Fiberglass Ties+Form Liner
Fiberglass ties work excellent with form liners — they blend in perfectly with various textures and patterns and will never rust, which means NO STAINING and because the ties are ground flush with the wall there is NO PATCHING.
If you own or rent steel ply panels, using a form liner with fiberglass ties is incredibly easy. Setting up a wall is the same as it would be with steel loop ties and stripping is even more simple. See below for a step by step guide.
1.) Install form liner
Set up one side of formwork (the side that the liner will be applied) and fasten the liner to your steel framed panels according to the manufacturers reccommendation.
2.) Drill slots
Drill, route, or melt slots in at the intended tie locations. Slots should be 5/16” wide and 7/8” tall allow the loop to comfortably slide through.
3.) Pass ties through
Pass ties through slots and wedge bolt them onto the first side of the wall. You are now ready to stage the second side of the wall.
4.) Install second side liner
When using a form liner on both sides of the wall now is the time to install the second side liner. Nail a portion of it to a free panel, then wedge bolt that panel into place.
Pour your wall the same you would with any other ties. Steel Dog Fiberglass loop ties do not require a special hardware, they rely on a standard wedge bolt.
1.) Pull panels off wall
For single use liners like the ones used in this job, you can aggressively strip your steel ply forms away from the wall— breaking off pieces of the liner at the same time. For reusable liners follow the manufacturers guide.
2.) Grind ties flush with the wall
There are a number of ways to cut the tie back to the finished wall. Most common are an oscillating multi-tool or angle grinder equipped with diamond cutters. You can also use a dremel tool for very detailed work.
Form liner placement
When installing a form liner you can choose where the liner joints occur. some contractors prefer the liner joint occur at the same place as the panel joint, others prefer to overlap the panel joints with the liner.

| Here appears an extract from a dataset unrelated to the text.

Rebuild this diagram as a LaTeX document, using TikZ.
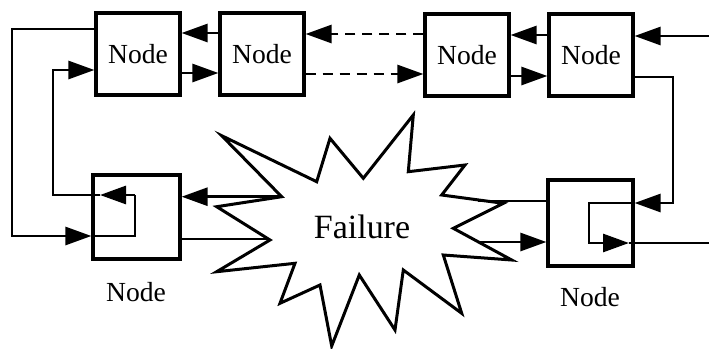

You can tailor and cut your liner to favor one joint over the other, either one works well.
This is where the liner overlaps the joints of the steel ply panels. In this case slots are made in the liner large enough to pass the loop end through.
This occurs where the edges of the liner terminate at the edges of the steel ply panel. You will still need to drill a slot for the tie, but it can be much smaller since it doesn’t need to accommodate the loop end.